• DATA SEGMENT
<<<<

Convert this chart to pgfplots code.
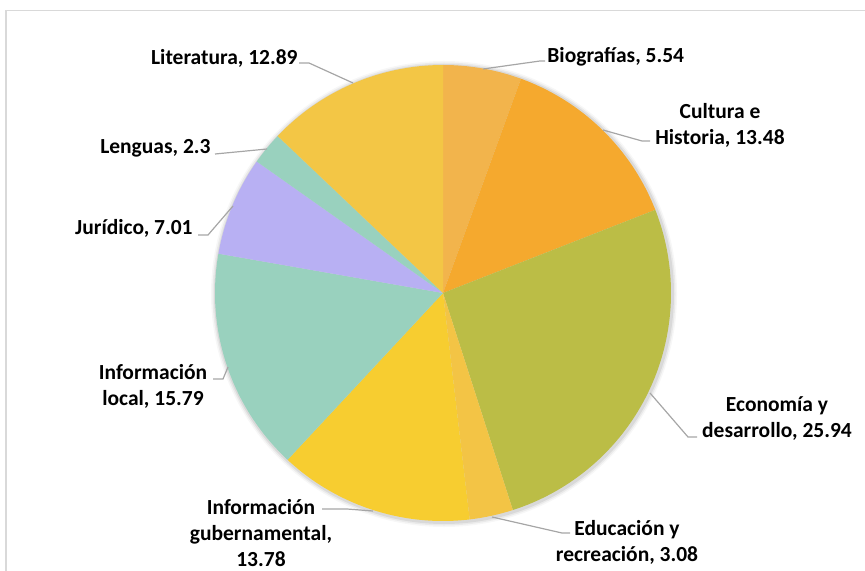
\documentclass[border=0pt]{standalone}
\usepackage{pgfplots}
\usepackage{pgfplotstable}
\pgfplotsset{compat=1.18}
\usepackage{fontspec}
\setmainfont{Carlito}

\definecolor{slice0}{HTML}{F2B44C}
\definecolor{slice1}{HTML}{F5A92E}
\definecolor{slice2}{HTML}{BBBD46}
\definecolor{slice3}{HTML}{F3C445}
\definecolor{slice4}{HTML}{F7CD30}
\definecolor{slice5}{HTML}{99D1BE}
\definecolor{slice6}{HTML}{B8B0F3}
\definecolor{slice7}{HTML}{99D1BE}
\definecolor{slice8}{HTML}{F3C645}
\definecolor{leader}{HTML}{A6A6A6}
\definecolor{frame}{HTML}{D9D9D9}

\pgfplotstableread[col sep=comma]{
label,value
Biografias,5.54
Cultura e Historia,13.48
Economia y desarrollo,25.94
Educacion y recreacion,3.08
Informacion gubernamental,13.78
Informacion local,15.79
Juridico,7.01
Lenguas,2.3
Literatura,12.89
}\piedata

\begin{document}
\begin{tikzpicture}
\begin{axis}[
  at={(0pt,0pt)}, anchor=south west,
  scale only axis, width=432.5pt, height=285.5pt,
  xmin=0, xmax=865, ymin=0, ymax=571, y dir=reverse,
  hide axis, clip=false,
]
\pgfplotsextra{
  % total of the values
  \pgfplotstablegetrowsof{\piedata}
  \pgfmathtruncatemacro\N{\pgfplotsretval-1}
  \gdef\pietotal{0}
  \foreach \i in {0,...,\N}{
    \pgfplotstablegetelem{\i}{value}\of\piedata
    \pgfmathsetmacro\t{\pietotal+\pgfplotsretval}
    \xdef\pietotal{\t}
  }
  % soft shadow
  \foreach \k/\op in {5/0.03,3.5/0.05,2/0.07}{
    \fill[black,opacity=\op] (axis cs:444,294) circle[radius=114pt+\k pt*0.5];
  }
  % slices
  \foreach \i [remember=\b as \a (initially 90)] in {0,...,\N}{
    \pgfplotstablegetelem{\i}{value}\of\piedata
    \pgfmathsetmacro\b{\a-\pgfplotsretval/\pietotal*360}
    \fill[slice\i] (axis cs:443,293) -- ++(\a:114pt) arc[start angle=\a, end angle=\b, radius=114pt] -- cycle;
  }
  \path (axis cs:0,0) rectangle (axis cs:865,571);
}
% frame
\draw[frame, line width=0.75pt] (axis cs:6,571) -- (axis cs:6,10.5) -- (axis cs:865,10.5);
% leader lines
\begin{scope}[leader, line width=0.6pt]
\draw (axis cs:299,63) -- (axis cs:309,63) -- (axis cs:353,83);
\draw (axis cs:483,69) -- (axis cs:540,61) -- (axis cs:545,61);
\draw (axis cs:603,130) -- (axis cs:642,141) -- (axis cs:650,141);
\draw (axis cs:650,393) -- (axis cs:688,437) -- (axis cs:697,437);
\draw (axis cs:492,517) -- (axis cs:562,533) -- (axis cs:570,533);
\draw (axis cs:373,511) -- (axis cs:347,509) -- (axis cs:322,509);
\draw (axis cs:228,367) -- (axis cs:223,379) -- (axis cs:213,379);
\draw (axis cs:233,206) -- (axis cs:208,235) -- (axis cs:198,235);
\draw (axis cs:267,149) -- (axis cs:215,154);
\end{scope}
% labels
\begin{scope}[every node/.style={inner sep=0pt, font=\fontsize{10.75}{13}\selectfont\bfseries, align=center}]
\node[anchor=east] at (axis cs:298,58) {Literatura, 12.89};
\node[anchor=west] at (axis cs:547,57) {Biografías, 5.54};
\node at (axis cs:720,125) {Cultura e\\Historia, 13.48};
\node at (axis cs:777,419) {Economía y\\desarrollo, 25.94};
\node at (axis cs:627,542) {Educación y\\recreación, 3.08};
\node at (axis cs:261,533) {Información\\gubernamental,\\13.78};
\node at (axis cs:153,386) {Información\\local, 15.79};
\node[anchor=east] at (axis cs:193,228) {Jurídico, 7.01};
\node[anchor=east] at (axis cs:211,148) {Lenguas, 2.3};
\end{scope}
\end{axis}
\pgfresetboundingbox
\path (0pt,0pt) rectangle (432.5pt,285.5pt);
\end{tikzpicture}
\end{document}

>>>>

• THE REQUEST
Give every line above again exactly, with no pictures.

• COMPLETED TASK
Convert this chart to pgfplots code.
\documentclass[border=0pt]{standalone}
\usepackage{pgfplots}
\usepackage{pgfplotstable}
\pgfplotsset{compat=1.18}
\usepackage{fontspec}
\setmainfont{Carlito}

\definecolor{slice0}{HTML}{F2B44C}
\definecolor{slice1}{HTML}{F5A92E}
\definecolor{slice2}{HTML}{BBBD46}
\definecolor{slice3}{HTML}{F3C445}
\definecolor{slice4}{HTML}{F7CD30}
\definecolor{slice5}{HTML}{99D1BE}
\definecolor{slice6}{HTML}{B8B0F3}
\definecolor{slice7}{HTML}{99D1BE}
\definecolor{slice8}{HTML}{F3C645}
\definecolor{leader}{HTML}{A6A6A6}
\definecolor{frame}{HTML}{D9D9D9}

\pgfplotstableread[col sep=comma]{
label,value
Biografias,5.54
Cultura e Historia,13.48
Economia y desarrollo,25.94
Educacion y recreacion,3.08
Informacion gubernamental,13.78
Informacion local,15.79
Juridico,7.01
Lenguas,2.3
Literatura,12.89
}\piedata

\begin{document}
\begin{tikzpicture}
\begin{axis}[
  at={(0pt,0pt)}, anchor=south west,
  scale only axis, width=432.5pt, height=285.5pt,
  xmin=0, xmax=865, ymin=0, ymax=571, y dir=reverse,
  hide axis, clip=false,
]
\pgfplotsextra{
  % total of the values
  \pgfplotstablegetrowsof{\piedata}
  \pgfmathtruncatemacro\N{\pgfplotsretval-1}
  \gdef\pietotal{0}
  \foreach \i in {0,...,\N}{
    \pgfplotstablegetelem{\i}{value}\of\piedata
    \pgfmathsetmacro\t{\pietotal+\pgfplotsretval}
    \xdef\pietotal{\t}
  }
  % soft shadow
  \foreach \k/\op in {5/0.03,3.5/0.05,2/0.07}{
    \fill[black,opacity=\op] (axis cs:444,294) circle[radius=114pt+\k pt*0.5];
  }
  % slices
  \foreach \i [remember=\b as \a (initially 90)] in {0,...,\N}{
    \pgfplotstablegetelem{\i}{value}\of\piedata
    \pgfmathsetmacro\b{\a-\pgfplotsretval/\pietotal*360}
    \fill[slice\i] (axis cs:443,293) -- ++(\a:114pt) arc[start angle=\a, end angle=\b, radius=114pt] -- cycle;
  }
  \path (axis cs:0,0) rectangle (axis cs:865,571);
}
% frame
\draw[frame, line width=0.75pt] (axis cs:6,571) -- (axis cs:6,10.5) -- (axis cs:865,10.5);
% leader lines
\begin{scope}[leader, line width=0.6pt]
\draw (axis cs:299,63) -- (axis cs:309,63) -- (axis cs:353,83);
\draw (axis cs:483,69) -- (axis cs:540,61) -- (axis cs:545,61);
\draw (axis cs:603,130) -- (axis cs:642,141) -- (axis cs:650,141);
\draw (axis cs:650,393) -- (axis cs:688,437) -- (axis cs:697,437);
\draw (axis cs:492,517) -- (axis cs:562,533) -- (axis cs:570,533);
\draw (axis cs:373,511) -- (axis cs:347,509) -- (axis cs:322,509);
\draw (axis cs:228,367) -- (axis cs:223,379) -- (axis cs:213,379);
\draw (axis cs:233,206) -- (axis cs:208,235) -- (axis cs:198,235);
\draw (axis cs:267,149) -- (axis cs:215,154);
\end{scope}
% labels
\begin{scope}[every node/.style={inner sep=0pt, font=\fontsize{10.75}{13}\selectfont\bfseries, align=center}]
\node[anchor=east] at (axis cs:298,58) {Literatura, 12.89};
\node[anchor=west] at (axis cs:547,57) {Biografías, 5.54};
\node at (axis cs:720,125) {Cultura e\\Historia, 13.48};
\node at (axis cs:777,419) {Economía y\\desarrollo, 25.94};
\node at (axis cs:627,542) {Educación y\\recreación, 3.08};
\node at (axis cs:261,533) {Información\\gubernamental,\\13.78};
\node at (axis cs:153,386) {Información\\local, 15.79};
\node[anchor=east] at (axis cs:193,228) {Jurídico, 7.01};
\node[anchor=east] at (axis cs:211,148) {Lenguas, 2.3};
\end{scope}
\end{axis}
\pgfresetboundingbox
\path (0pt,0pt) rectangle (432.5pt,285.5pt);
\end{tikzpicture}
\end{document}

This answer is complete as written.